• **Supplied information**
####################

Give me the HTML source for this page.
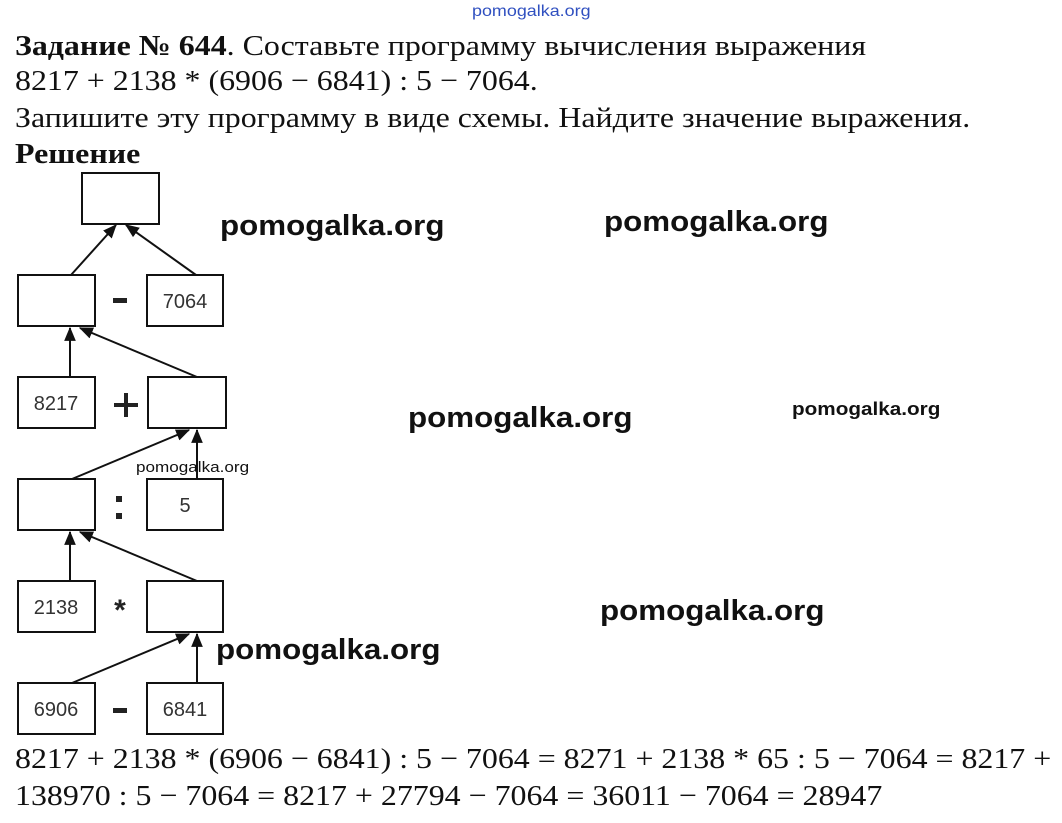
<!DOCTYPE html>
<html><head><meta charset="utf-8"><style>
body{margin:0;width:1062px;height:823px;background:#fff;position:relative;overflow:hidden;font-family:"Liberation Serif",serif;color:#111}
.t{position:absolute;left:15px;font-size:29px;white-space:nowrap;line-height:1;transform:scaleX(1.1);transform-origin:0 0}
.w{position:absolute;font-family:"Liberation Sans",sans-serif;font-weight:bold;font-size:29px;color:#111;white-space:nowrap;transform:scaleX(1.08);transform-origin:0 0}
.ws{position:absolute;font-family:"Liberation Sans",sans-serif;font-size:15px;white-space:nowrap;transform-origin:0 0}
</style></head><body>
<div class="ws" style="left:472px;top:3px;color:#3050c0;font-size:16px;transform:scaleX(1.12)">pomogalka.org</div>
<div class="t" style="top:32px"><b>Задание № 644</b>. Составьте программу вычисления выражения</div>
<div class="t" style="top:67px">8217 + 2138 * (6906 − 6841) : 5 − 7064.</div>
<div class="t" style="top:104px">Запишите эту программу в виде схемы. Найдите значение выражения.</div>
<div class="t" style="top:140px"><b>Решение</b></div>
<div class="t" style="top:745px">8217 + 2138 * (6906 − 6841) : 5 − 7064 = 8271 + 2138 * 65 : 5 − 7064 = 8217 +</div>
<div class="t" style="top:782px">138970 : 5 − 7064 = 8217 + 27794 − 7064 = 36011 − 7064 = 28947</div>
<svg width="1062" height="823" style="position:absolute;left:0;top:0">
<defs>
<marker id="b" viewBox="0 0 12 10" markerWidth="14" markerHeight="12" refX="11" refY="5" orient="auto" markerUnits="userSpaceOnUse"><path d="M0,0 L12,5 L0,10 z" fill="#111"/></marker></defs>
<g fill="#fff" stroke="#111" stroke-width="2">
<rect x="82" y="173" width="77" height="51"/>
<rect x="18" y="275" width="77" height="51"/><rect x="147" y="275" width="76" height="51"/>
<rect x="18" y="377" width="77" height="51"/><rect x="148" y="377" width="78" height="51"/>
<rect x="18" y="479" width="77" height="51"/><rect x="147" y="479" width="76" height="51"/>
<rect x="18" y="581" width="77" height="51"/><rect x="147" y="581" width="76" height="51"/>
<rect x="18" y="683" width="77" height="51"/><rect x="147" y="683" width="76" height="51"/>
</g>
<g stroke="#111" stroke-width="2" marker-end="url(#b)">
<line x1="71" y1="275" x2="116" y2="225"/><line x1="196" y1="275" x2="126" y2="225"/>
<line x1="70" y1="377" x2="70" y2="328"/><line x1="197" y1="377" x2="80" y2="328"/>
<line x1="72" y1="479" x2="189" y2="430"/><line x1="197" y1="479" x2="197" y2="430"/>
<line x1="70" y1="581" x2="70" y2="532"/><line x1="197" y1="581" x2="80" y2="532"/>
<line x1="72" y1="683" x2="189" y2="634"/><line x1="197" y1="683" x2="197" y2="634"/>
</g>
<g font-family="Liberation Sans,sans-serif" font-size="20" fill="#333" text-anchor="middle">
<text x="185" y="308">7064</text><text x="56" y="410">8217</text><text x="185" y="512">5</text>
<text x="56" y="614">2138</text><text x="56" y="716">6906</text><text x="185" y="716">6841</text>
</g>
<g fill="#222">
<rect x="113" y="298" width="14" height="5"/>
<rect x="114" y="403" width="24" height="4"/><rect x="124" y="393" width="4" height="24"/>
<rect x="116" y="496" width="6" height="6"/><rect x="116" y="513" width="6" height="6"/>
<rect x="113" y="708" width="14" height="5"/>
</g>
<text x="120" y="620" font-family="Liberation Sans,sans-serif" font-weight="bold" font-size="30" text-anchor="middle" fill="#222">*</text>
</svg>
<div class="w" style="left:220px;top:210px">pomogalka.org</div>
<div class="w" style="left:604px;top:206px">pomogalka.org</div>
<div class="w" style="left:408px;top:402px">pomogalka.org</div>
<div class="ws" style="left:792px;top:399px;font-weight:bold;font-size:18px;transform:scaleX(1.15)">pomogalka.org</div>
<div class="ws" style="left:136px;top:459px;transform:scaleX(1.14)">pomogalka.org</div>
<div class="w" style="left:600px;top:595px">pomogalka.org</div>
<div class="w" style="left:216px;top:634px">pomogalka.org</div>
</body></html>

####################

• **What to work on**
Your copy of the data above should match it exactly, except that pictures are left out.

• **Solution for this task**
Give me the HTML source for this page.
<!DOCTYPE html>
<html><head><meta charset="utf-8"><style>
body{margin:0;width:1062px;height:823px;background:#fff;position:relative;overflow:hidden;font-family:"Liberation Serif",serif;color:#111}
.t{position:absolute;left:15px;font-size:29px;white-space:nowrap;line-height:1;transform:scaleX(1.1);transform-origin:0 0}
.w{position:absolute;font-family:"Liberation Sans",sans-serif;font-weight:bold;font-size:29px;color:#111;white-space:nowrap;transform:scaleX(1.08);transform-origin:0 0}
.ws{position:absolute;font-family:"Liberation Sans",sans-serif;font-size:15px;white-space:nowrap;transform-origin:0 0}
</style></head><body>
<div class="ws" style="left:472px;top:3px;color:#3050c0;font-size:16px;transform:scaleX(1.12)">pomogalka.org</div>
<div class="t" style="top:32px"><b>Задание № 644</b>. Составьте программу вычисления выражения</div>
<div class="t" style="top:67px">8217 + 2138 * (6906 − 6841) : 5 − 7064.</div>
<div class="t" style="top:104px">Запишите эту программу в виде схемы. Найдите значение выражения.</div>
<div class="t" style="top:140px"><b>Решение</b></div>
<div class="t" style="top:745px">8217 + 2138 * (6906 − 6841) : 5 − 7064 = 8271 + 2138 * 65 : 5 − 7064 = 8217 +</div>
<div class="t" style="top:782px">138970 : 5 − 7064 = 8217 + 27794 − 7064 = 36011 − 7064 = 28947</div>
<svg width="1062" height="823" style="position:absolute;left:0;top:0">
<defs>
<marker id="b" viewBox="0 0 12 10" markerWidth="14" markerHeight="12" refX="11" refY="5" orient="auto" markerUnits="userSpaceOnUse"><path d="M0,0 L12,5 L0,10 z" fill="#111"/></marker></defs>
<g fill="#fff" stroke="#111" stroke-width="2">
<rect x="82" y="173" width="77" height="51"/>
<rect x="18" y="275" width="77" height="51"/><rect x="147" y="275" width="76" height="51"/>
<rect x="18" y="377" width="77" height="51"/><rect x="148" y="377" width="78" height="51"/>
<rect x="18" y="479" width="77" height="51"/><rect x="147" y="479" width="76" height="51"/>
<rect x="18" y="581" width="77" height="51"/><rect x="147" y="581" width="76" height="51"/>
<rect x="18" y="683" width="77" height="51"/><rect x="147" y="683" width="76" height="51"/>
</g>
<g stroke="#111" stroke-width="2" marker-end="url(#b)">
<line x1="71" y1="275" x2="116" y2="225"/><line x1="196" y1="275" x2="126" y2="225"/>
<line x1="70" y1="377" x2="70" y2="328"/><line x1="197" y1="377" x2="80" y2="328"/>
<line x1="72" y1="479" x2="189" y2="430"/><line x1="197" y1="479" x2="197" y2="430"/>
<line x1="70" y1="581" x2="70" y2="532"/><line x1="197" y1="581" x2="80" y2="532"/>
<line x1="72" y1="683" x2="189" y2="634"/><line x1="197" y1="683" x2="197" y2="634"/>
</g>
<g font-family="Liberation Sans,sans-serif" font-size="20" fill="#333" text-anchor="middle">
<text x="185" y="308">7064</text><text x="56" y="410">8217</text><text x="185" y="512">5</text>
<text x="56" y="614">2138</text><text x="56" y="716">6906</text><text x="185" y="716">6841</text>
</g>
<g fill="#222">
<rect x="113" y="298" width="14" height="5"/>
<rect x="114" y="403" width="24" height="4"/><rect x="124" y="393" width="4" height="24"/>
<rect x="116" y="496" width="6" height="6"/><rect x="116" y="513" width="6" height="6"/>
<rect x="113" y="708" width="14" height="5"/>
</g>
<text x="120" y="620" font-family="Liberation Sans,sans-serif" font-weight="bold" font-size="30" text-anchor="middle" fill="#222">*</text>
</svg>
<div class="w" style="left:220px;top:210px">pomogalka.org</div>
<div class="w" style="left:604px;top:206px">pomogalka.org</div>
<div class="w" style="left:408px;top:402px">pomogalka.org</div>
<div class="ws" style="left:792px;top:399px;font-weight:bold;font-size:18px;transform:scaleX(1.15)">pomogalka.org</div>
<div class="ws" style="left:136px;top:459px;transform:scaleX(1.14)">pomogalka.org</div>
<div class="w" style="left:600px;top:595px">pomogalka.org</div>
<div class="w" style="left:216px;top:634px">pomogalka.org</div>
</body></html>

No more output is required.